The imbalance between the regime on the one hand and business and inhabitants on the other has many more aspects. Ludmila Males points at centralisation as an important element of the organisation of the Kyiv community and the communities of other post-Soviet cities. Its significance is greater than that of traffic jams and crowded public transport.
Overestimated symbolic value of the centre reproduces itself and the resultant centralization of urban life cannot be reverted with the use of simple means: the prestige of a central address encourages employers to locate their activities in the city centre. Cultural institutions, clubs or restaurants also gravitate there. One consequence of that is a vicious competition for space, the winners being those who have the biggest amount of power and other resources. Inhabitants of distant districts spend several hours a day commuting to and from work or university (the author estimates it at 2 to 4 hours). The remaining time is hardly sufficient to rest and completely lacking for public matters or a simple participation in the life of the city.
They live in their dormitory districts but they do not feel at home there, they live in the capital but they do not use this fact for self-fulfillment or personal development. Males paints a very suggestive picture of a “conserved centralization” becoming a source of a general stagnation in the social sphere. This may contain an at least partial answer to the question as to why the growing pressure on limiting public space liked by Kyiv citizens meets with such a feeble resistance on their part.
Citizens’ activity may be effective, as we can read in the last part of the book—a story about a fight for one street. When Andriyivs’kyi uzviz was renovated, its inhabitants established a consultation board of experts and forced the investors to cooperate with this body. This allowed them to prevent the commercialization of this unique fragment of the city’s public space.
“An anatomy of a city” is a book worth recommending to all those interested in the processes of interactions between society, government and business in the post-Soviet area. It seems that the problems described there also affect other big cities of the former socialist camp but in the Ukraine the weakness of the government, or rather its direct ties with business, produce a situation where the citizens’ interests are in potential conflict with the interests of the regime and business seen as one single agent.
This fusion of government and business may be partly responsible for the distrust towards capitalism as a system directly or indirectly expressed by most of the authors reviewed here, which is a reminder that sociology of the city in its classic form originated from the tradition of leftist thought. On the other hand the authors, when formulating their generalizations, seem to ignore the fact that in today’s Ukraine we are dealing with a peculiar system, that is “oligarchic democracy,” and capitalism not always assumes such a form.

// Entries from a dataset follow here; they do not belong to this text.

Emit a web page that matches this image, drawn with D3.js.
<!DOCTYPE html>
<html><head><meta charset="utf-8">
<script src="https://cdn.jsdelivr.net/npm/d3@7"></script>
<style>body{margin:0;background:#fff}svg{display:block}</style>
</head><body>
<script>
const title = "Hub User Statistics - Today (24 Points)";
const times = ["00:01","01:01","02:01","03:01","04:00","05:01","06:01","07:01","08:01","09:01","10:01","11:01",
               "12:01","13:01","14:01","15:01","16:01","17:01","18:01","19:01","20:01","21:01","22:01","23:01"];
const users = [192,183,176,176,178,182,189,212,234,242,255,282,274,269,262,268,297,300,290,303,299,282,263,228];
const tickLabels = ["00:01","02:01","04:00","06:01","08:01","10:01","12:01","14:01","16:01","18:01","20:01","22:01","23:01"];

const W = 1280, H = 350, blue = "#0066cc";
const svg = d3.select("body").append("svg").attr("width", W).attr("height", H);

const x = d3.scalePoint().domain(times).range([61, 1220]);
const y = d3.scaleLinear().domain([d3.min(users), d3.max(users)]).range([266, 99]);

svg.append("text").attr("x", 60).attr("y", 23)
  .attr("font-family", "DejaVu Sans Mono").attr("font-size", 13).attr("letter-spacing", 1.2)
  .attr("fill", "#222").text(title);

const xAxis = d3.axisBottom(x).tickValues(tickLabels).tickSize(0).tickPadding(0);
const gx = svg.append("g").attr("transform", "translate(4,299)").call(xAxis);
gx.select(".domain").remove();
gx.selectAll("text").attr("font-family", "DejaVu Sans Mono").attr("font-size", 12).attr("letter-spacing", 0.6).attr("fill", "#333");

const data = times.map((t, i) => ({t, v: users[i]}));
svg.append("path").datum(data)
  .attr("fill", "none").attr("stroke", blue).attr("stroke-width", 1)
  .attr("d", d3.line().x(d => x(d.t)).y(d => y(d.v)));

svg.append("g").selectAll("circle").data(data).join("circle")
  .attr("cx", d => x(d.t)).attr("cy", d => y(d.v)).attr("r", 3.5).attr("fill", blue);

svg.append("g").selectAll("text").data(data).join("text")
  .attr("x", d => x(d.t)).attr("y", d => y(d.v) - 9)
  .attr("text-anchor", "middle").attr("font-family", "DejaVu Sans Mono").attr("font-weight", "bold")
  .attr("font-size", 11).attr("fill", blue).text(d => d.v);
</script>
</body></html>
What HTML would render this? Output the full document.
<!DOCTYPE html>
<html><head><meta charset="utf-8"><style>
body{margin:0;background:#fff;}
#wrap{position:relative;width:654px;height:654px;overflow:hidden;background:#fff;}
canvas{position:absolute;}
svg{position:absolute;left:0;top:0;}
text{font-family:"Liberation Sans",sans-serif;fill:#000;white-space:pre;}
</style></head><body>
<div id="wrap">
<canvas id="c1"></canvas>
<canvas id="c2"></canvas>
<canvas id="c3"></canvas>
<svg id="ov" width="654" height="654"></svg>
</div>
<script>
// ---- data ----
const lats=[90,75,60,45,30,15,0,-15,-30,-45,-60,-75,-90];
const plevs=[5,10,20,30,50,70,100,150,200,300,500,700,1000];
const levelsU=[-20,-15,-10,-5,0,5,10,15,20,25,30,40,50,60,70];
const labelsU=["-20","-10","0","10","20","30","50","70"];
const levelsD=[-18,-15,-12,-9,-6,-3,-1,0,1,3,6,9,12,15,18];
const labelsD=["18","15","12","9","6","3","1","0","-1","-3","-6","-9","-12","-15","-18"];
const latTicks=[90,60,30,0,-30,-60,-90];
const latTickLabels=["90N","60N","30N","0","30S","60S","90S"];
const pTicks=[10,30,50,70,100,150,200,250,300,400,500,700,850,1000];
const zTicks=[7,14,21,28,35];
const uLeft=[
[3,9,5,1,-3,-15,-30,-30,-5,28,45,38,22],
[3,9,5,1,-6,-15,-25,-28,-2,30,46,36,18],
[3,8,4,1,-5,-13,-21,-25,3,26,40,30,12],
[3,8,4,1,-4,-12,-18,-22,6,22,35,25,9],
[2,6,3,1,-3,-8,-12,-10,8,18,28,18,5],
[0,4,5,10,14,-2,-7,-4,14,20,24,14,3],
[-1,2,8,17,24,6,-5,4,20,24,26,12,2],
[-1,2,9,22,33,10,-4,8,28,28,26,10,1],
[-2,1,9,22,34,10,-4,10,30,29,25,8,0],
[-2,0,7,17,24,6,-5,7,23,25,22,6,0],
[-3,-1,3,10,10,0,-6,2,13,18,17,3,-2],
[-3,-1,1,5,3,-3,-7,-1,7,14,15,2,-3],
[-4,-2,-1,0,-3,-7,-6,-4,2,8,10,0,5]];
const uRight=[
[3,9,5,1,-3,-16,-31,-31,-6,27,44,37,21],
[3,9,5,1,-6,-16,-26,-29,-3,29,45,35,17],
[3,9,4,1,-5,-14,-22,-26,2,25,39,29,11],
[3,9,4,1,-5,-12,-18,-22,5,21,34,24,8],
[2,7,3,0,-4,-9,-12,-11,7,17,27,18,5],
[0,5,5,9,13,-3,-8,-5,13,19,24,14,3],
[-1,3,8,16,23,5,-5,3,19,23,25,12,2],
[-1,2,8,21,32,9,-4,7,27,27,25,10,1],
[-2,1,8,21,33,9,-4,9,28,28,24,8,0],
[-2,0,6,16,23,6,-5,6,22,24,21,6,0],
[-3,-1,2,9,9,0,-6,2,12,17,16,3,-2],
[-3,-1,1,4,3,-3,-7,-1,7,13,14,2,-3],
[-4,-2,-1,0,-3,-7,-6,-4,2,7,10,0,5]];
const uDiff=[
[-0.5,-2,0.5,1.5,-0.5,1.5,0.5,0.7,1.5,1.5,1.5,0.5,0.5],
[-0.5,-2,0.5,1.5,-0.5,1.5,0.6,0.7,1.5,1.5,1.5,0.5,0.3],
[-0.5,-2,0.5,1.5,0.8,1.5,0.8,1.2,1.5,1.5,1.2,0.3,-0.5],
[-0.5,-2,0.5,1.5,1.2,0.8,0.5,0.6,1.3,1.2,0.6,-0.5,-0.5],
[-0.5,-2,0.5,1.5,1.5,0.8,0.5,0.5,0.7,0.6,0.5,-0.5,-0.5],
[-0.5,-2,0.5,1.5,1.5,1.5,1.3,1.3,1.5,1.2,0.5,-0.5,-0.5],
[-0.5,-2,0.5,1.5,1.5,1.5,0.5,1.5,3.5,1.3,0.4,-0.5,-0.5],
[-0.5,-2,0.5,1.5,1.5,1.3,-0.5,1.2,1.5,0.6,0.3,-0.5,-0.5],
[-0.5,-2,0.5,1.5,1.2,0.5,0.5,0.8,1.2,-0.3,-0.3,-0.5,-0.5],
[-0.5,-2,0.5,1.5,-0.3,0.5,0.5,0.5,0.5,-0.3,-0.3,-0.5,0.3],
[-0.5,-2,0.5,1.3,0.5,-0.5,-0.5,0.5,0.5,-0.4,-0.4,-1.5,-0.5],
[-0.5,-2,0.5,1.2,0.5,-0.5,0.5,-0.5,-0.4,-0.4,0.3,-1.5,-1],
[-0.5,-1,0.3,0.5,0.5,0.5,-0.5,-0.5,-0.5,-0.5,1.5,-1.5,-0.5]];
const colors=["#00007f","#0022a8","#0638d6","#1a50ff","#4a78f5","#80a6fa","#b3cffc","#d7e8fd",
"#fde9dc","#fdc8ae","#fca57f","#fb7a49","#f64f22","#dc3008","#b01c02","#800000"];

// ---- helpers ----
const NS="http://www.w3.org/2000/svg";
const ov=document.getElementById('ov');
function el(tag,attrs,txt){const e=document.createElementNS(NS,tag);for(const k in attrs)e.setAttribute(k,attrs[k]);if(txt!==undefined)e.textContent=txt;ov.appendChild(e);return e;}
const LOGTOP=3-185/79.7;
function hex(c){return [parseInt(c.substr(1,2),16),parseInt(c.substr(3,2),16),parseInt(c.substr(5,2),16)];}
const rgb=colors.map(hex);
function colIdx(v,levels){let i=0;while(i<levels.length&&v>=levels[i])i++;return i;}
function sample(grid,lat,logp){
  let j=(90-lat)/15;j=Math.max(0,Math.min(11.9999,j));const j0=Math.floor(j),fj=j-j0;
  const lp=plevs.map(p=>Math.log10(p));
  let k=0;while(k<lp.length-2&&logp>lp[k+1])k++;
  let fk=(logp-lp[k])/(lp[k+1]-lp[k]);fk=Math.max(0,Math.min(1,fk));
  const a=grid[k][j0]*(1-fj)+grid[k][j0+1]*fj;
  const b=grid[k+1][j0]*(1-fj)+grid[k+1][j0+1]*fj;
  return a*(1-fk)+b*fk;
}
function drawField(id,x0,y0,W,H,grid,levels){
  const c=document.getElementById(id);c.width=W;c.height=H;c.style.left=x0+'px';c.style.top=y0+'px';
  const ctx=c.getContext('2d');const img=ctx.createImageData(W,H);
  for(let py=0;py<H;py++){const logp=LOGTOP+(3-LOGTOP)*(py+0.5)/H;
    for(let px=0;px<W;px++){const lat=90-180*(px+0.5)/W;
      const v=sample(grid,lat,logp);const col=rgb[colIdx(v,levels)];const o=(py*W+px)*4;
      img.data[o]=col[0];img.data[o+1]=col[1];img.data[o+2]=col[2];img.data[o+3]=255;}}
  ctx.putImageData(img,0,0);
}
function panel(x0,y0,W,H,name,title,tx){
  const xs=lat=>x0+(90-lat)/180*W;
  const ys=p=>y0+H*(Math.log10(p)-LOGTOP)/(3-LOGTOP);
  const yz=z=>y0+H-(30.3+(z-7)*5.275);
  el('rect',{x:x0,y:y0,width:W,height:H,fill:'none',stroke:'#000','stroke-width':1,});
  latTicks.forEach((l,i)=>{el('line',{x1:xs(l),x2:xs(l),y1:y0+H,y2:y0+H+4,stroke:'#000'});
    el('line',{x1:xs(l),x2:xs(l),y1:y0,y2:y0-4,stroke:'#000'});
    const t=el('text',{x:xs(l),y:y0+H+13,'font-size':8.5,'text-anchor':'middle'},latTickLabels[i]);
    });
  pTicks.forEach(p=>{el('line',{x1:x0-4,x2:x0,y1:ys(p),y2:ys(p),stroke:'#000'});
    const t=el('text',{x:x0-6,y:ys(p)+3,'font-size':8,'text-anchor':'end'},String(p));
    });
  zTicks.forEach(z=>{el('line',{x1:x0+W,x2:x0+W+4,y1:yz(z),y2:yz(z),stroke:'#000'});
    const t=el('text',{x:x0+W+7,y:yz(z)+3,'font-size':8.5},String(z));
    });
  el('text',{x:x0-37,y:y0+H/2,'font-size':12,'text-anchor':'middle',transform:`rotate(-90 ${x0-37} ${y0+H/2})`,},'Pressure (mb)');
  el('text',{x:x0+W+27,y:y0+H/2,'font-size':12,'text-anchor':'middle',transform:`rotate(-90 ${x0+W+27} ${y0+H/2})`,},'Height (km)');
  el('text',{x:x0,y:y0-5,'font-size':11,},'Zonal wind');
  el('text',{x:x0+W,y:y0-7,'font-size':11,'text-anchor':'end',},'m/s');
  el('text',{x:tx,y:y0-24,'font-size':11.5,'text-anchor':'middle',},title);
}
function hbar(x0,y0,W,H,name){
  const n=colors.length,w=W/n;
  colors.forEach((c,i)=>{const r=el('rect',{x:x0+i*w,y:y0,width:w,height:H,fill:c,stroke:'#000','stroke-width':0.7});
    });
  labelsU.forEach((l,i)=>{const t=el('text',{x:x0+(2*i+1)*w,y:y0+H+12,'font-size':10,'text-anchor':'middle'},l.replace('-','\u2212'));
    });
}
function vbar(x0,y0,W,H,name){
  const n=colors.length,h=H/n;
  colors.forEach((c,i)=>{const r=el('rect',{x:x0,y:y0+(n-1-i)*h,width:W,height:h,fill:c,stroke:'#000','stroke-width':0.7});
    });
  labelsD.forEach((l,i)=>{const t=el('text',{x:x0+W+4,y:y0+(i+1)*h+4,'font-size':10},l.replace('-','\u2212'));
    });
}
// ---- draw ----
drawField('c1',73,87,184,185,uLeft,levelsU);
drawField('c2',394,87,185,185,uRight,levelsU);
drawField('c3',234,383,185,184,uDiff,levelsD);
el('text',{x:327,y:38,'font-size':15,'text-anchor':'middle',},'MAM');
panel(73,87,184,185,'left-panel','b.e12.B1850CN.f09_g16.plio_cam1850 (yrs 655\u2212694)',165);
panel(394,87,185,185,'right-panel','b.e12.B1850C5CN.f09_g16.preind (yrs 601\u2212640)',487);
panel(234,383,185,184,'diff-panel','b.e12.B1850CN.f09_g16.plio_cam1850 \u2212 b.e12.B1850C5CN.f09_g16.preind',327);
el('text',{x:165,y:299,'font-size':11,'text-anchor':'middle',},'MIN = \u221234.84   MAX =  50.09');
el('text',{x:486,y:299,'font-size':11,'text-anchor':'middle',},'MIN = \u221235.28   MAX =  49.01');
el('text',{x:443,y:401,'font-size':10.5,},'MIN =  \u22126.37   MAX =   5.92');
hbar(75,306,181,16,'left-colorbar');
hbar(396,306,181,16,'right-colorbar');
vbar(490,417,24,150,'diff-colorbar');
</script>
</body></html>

The power of the money of Ukrainian oligarchs and new rich could be counterbalanced by democratic institutions—social organizations and local government bodies acting in the interest of the citizens. But they are neither sufficiently strong nor active in their local efforts and this is why the “monsters” more often win than lose. But their arrogant builders unwittingly give rise to a type of social involvement previously unknown in the Ukraine—urban movements. And this is a path leading to the formation of an enrooted identity, the absence of which makes it difficult for the Ukrainians to build a democratic state.